The spymaster, who rarely steps out of the shadows, made his remarks in a speech at the British embassy in the Czech capital, that was streamed live.

He drew on the historic horrors inflicted on his host country in 1968 – when the then Soviet Union violently crushed an uprising known as the Prague Spring.

The brutality prompted Russian officials, disgusted by what was happening, to defect and spy for the UK.

Sir Richard seemed to hope the carnage in Ukraine would stir a new wave of defections.

“As they witness the venality, infighting and callous incompetence of their leaders – the human factor at its worst – many more Russians are wrestling with the same dilemmas and the same tugs of conscience as their predecessors did in 1968,” he said.

“I invite them to do what others have already done this past 18 months and join hands with us.

“Our door is always open. We will handle their offers of help with the discretion and professionalism for which our service is famed.

“Their secrets will always be safe with us and together we will work to bring the bloodshed to an end. My service lives by the principle that our loyalty to our agents is lifelong and our gratitude eternal.”

He also highlighted a short-lived mutiny in Russia last month by the head of the mercenary group Wagner, saying in a question and answer session after the speech that he thought Yevgeny Prigozhin was still “floating around” and had even been for tea with President Putin.

Sir Richard said the rebellion had exposed weakness and division at the heart of the Kremlin and that Putin had been forced to cut a deal with his former prodigy to “save his own skin”.
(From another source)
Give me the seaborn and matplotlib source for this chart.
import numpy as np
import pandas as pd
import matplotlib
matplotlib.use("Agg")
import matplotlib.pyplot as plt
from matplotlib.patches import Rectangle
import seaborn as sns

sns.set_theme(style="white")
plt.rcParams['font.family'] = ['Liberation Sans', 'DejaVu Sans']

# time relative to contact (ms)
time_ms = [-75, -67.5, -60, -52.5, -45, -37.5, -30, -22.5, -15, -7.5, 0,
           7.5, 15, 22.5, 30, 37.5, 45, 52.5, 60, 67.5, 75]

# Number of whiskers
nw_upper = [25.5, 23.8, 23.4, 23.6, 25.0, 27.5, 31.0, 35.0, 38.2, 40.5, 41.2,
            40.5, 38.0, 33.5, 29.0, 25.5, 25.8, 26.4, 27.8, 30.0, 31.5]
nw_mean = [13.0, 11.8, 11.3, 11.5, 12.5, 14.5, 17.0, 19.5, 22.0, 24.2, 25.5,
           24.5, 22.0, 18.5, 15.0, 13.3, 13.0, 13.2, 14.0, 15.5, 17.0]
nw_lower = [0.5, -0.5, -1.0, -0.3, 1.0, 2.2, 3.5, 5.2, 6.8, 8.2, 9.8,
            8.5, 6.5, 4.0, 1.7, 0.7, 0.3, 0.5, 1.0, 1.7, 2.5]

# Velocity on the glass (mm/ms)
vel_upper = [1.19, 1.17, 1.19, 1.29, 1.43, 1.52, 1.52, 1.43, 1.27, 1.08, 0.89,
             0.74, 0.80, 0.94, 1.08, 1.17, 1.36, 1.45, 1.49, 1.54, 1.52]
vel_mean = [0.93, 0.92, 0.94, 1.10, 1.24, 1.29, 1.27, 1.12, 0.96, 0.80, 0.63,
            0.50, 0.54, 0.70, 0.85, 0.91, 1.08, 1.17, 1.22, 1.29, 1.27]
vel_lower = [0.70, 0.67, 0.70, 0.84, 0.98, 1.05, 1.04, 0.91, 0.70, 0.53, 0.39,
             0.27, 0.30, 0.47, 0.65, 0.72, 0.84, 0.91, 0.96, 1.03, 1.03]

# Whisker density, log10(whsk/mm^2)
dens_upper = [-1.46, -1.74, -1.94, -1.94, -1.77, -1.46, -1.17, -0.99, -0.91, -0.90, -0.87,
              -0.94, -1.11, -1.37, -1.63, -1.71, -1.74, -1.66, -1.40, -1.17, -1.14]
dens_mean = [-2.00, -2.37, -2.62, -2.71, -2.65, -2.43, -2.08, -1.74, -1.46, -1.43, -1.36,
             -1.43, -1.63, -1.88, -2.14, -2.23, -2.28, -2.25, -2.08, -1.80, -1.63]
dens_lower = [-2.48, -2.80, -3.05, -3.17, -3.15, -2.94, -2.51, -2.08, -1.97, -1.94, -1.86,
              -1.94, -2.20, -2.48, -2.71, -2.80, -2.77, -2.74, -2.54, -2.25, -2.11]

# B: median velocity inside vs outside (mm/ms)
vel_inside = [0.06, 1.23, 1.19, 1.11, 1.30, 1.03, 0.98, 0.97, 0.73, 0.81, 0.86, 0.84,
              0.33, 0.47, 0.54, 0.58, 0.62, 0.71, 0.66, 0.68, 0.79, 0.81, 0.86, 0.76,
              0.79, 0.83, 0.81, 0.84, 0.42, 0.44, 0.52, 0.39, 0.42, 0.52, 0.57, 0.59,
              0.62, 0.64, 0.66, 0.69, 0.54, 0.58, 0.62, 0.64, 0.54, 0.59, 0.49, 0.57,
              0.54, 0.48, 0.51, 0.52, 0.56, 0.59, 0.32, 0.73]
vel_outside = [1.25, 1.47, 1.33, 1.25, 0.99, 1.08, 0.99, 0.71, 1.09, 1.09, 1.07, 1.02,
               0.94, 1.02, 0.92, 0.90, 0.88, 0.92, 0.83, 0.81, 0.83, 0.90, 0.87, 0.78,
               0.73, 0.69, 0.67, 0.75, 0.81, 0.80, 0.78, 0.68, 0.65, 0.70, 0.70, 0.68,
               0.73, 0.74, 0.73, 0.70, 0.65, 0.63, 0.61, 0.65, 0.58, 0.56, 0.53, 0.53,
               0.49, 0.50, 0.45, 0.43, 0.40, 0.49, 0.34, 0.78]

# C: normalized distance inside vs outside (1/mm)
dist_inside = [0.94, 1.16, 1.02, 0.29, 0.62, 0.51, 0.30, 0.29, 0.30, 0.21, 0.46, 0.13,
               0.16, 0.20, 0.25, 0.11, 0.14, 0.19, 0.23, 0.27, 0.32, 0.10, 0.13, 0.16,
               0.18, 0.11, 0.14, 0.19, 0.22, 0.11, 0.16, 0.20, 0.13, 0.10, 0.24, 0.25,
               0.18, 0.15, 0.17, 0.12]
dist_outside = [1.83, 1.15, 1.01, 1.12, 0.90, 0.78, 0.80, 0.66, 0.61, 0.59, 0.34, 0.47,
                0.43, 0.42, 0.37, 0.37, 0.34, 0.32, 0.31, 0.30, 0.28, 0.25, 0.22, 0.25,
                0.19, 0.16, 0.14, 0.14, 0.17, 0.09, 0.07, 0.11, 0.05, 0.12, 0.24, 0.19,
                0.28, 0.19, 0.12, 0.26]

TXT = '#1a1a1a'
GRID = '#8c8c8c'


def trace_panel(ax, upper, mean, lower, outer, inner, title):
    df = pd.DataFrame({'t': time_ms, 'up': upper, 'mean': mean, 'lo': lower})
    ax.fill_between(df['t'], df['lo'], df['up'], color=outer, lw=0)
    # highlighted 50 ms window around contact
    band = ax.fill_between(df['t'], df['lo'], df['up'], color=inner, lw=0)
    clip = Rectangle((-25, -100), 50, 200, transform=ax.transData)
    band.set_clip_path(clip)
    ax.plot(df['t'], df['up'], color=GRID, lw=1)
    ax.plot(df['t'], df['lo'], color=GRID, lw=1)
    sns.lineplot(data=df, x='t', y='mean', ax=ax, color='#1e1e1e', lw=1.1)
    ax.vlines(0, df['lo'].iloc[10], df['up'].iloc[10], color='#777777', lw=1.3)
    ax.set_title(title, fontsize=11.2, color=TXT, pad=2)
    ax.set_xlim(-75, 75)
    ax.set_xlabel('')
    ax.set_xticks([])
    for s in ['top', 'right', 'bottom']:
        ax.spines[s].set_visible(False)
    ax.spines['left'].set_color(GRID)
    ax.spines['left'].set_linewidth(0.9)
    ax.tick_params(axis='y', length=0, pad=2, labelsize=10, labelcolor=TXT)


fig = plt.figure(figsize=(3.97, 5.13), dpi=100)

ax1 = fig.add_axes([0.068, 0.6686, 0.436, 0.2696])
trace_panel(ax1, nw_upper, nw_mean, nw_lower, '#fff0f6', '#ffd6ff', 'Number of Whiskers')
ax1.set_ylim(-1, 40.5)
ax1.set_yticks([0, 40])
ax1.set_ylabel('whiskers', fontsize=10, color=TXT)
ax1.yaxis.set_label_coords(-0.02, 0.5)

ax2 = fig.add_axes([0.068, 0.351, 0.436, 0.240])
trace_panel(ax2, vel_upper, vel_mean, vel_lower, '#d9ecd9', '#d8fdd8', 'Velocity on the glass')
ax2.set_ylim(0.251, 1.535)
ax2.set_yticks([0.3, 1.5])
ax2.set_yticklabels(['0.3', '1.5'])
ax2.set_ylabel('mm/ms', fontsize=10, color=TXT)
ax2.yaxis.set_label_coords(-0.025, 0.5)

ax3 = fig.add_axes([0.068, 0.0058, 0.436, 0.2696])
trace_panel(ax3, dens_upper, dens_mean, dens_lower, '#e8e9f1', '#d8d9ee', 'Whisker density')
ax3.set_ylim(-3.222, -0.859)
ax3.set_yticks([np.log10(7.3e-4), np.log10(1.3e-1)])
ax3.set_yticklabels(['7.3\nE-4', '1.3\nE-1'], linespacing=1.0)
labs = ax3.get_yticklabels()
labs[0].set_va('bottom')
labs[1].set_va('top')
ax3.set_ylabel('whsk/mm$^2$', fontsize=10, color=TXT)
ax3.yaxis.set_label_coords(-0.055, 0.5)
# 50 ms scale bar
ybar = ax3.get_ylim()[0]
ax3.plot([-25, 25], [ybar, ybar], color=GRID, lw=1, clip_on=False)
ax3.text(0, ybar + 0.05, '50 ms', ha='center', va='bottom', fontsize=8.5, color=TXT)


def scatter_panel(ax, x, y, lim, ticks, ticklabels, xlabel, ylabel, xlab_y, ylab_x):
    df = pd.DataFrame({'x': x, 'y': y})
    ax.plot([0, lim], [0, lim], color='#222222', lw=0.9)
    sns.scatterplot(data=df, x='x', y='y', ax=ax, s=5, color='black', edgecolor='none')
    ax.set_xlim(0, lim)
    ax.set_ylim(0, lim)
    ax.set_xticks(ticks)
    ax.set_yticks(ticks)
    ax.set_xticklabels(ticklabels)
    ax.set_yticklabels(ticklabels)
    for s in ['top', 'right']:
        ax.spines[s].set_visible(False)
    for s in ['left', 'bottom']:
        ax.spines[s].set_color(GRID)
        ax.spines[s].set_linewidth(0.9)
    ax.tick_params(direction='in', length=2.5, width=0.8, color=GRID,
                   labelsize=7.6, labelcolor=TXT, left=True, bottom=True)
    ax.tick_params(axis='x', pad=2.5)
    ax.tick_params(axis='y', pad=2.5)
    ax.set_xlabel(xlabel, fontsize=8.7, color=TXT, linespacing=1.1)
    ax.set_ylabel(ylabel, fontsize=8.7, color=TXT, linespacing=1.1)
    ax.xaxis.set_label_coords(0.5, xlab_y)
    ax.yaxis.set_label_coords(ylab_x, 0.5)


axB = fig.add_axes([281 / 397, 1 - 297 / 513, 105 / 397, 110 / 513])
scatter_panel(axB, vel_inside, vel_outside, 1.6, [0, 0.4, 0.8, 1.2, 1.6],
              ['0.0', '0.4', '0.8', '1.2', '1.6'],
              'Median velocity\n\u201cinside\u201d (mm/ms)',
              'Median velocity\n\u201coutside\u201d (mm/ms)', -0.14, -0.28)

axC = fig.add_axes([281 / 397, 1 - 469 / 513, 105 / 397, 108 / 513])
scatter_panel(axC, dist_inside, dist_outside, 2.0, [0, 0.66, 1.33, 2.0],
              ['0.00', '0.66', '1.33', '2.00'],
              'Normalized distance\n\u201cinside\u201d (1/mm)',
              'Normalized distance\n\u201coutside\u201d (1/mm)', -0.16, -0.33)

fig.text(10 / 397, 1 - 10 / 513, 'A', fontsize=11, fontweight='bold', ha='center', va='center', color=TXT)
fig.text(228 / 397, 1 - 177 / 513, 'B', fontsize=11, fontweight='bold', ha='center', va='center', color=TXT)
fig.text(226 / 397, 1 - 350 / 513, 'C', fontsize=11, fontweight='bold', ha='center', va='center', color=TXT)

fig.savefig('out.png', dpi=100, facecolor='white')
Asked by a journalist from the news website Politico, who conducted an interview with Sir Richard after his speech, whether Russia’s president was desperate or mad, the MI6 boss said: “He is clearly under pressure.”

He pointed to how a convoy of Wagner mercenaries were able last month to move towards Moscow in their aborted coup as a sign of a lack of grip on power.

As to whether the Wagner chief was still alive, Sir Richard said: “As far as we can tell, Prigozhin is floating around.

“He went for tea with Putin to give him advice along with a number of others. Sometimes these things are mysterious even for me.”

He said the best way for the Kremlin to regain stability would be to withdraw its forces from Ukraine.

“No one wants to humiliate Putin – still less humiliate Russia, the great nation that he misrules. But the answer to these conundrums is very clear – to remove troops from Ukraine.”

His speech covered a range of other topics, including the growth of artificial intelligence (AI) and how computers would not replace human spies.

“In fact, the opposite is likely to be true. As AI trawls the ocean of open source, there will be even greater value in landing, with a well-cast fly, the secrets that lie beyond the reach of its nets,” the spy chief said.

The public outing was not all serious.

Sir Richard was asked about a pair of cufflinks he was wearing – Marmite pots, one saying “love” and the other saying “hate”, in a nod to the divisive sandwich filling.

He joked about how he was doing his bit to help sell British produce to the Czechs.